For one, the first Clean Water Act in 1972 has played a major role in channeling billions of dollars into infrastructure and treatment plants. But there’s a lot more to the story. “It happened when New Yorkers decided to take their harbor back,” says John Cronin, a former local commercial fisherman turned conservationist who once fished for crabs and shad there. He became the first designated Riverkeeper of the Hudson River Fisherman’s Association.

Reading Spitznagel’s full story, I was surprised to learn that New York City was once the oyster capital of the country, with 350 square miles of oyster reefs. They were believed to hold more than half the world’s oyster population. Pearl Street in lower Manhattan was named after those little beauties that could be found in oysters, although the odds were 1 in 12,000.

In the 19 century, New Yorkers ate more oysters than meat in “oyster cellars” where 6 cents would get all-you-can-eat. The forerunners of today’s hot-dog carts were selling oysters on the street.

Following the passage of the Clean Water Act, activist and popular folk singer Pete Seeger reportedly called for a community meeting of people to discuss what could be done about the polluted harbor. Three people showed up! But maybe that started something because a recent Riverkeeper’s Sweep drew more than 2000 volunteers to collect 37 tons of trash in one day.

Nowadays, Cronin points out that the Hudson, once considered just a polluted separation from New Jersey, has come back to life. “There are sailing clubs, boat races, water taxis, swimmers everywhere. This is something I never thought I’d see in my lifetime,” he said.
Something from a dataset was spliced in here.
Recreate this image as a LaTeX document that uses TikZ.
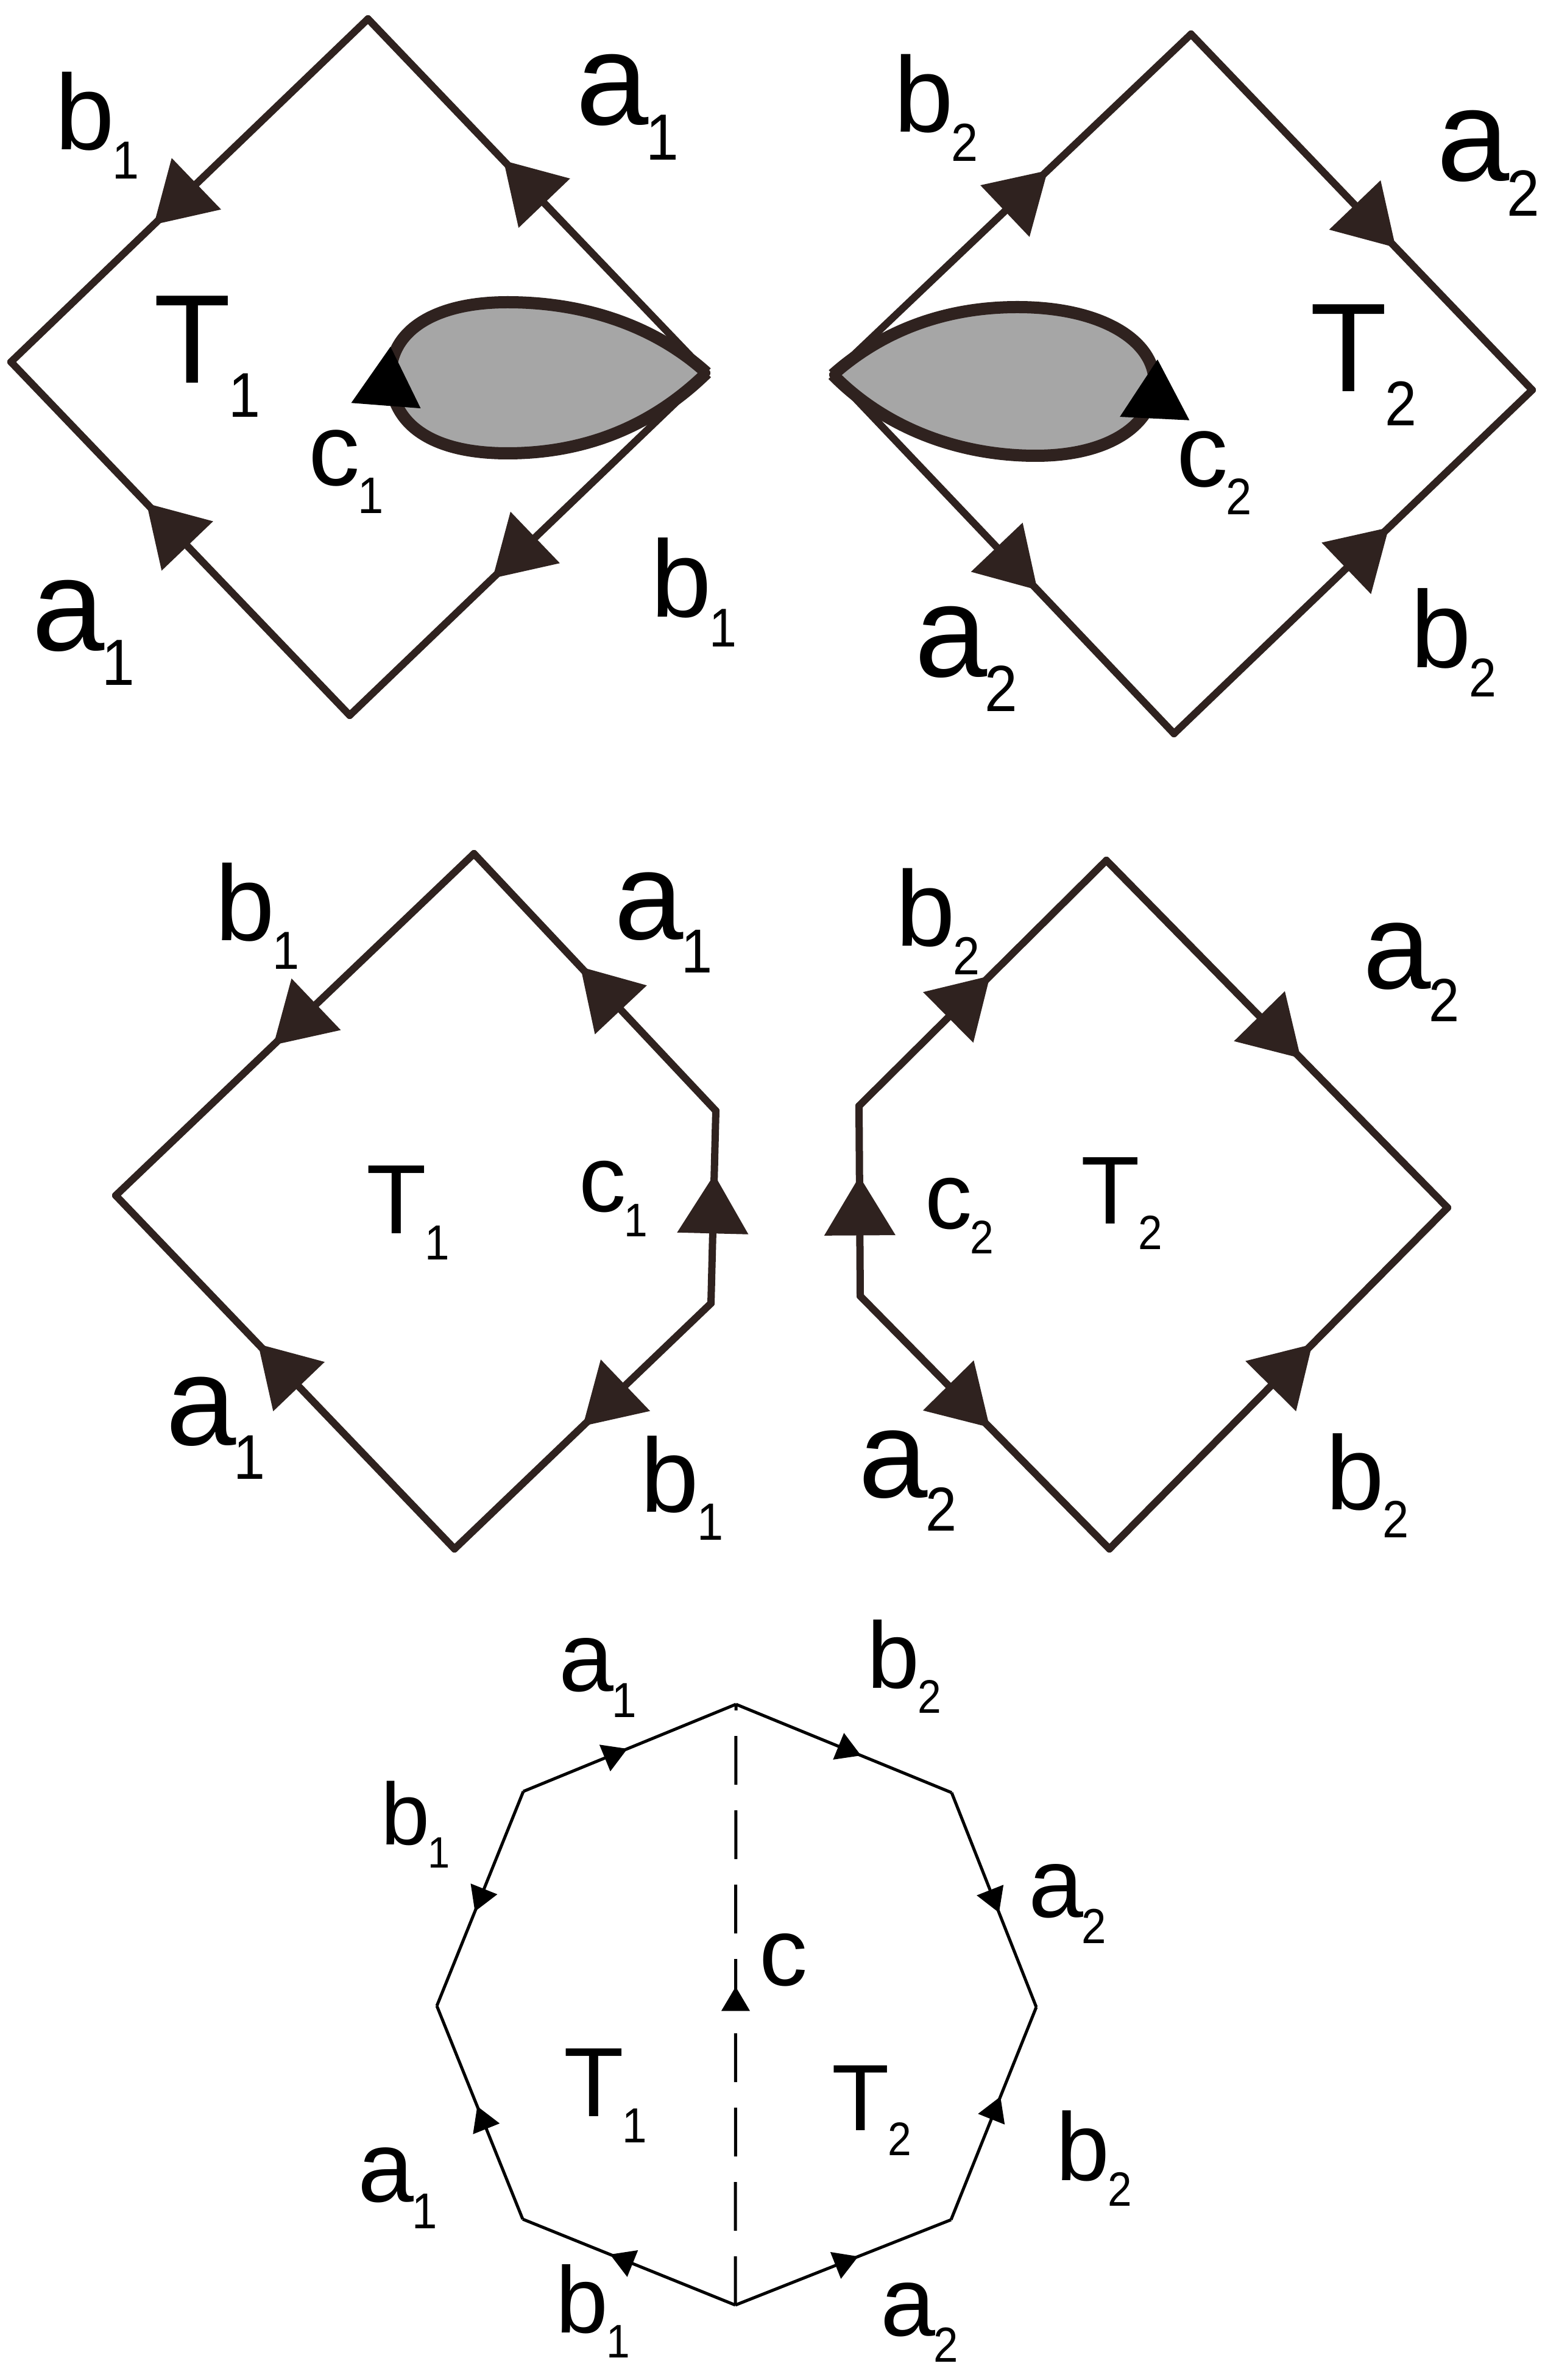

And there are fish and oysters, too. Anglers are now fishing the rivers leading into and out of the harbor. Fishing the Hudson River is again yielding catches of coveted striped bass, blackfish and other species. There are Big City Fishing events, too. In fact, fishing licenses in New York City have increased a whopping 142.7 percent, according to the New York Department of Environmental Conservation. Besides publishing statistics, the department also holds many hands-on fishing programs for youth.

Fifteen-year-old Emily Cavanaugh, who lives in Manhattan and is also a member of the Sea World & Busch Gardens Youth Advisory Council, puts it this way: “I honestly never thought I would be able to fish in the Hudson. It’s incredibly exciting to be able to fish so close to where I live.”

The oysters are recovering, too, although not for human consumption. The oysters disappeared in the early 1900’s because of a typhoid fever epidemic blamed on eating oysters from polluted waters. Today, Pete Malinowski, executive director of the Billion Oyster Project, is spearheading a successful effort that has already restored about 28 million oysters on 12 reefs, with the goal of reaching 1 billion live oysters in New York Harbor by 2035. The project isn’t for food but clean water. A single oyster can clean 30 to 50 gallons of water daily.

Another remarkable aspect of Billion Oyster Project is that Malinowski draws on students from 75 public schools as well as hundreds of adult volunteers for habitat restoration. “There are teenagers scuba diving in New York Harbor to restore oyster reefs,” he says.

Turnaround programs like New York Harbor can be found in many places. They can work to make our waterways, especially those once labeled dead, viable again for good boating and fishing. It’s reason enough for dealers to look for ways to participate and support local clean water efforts.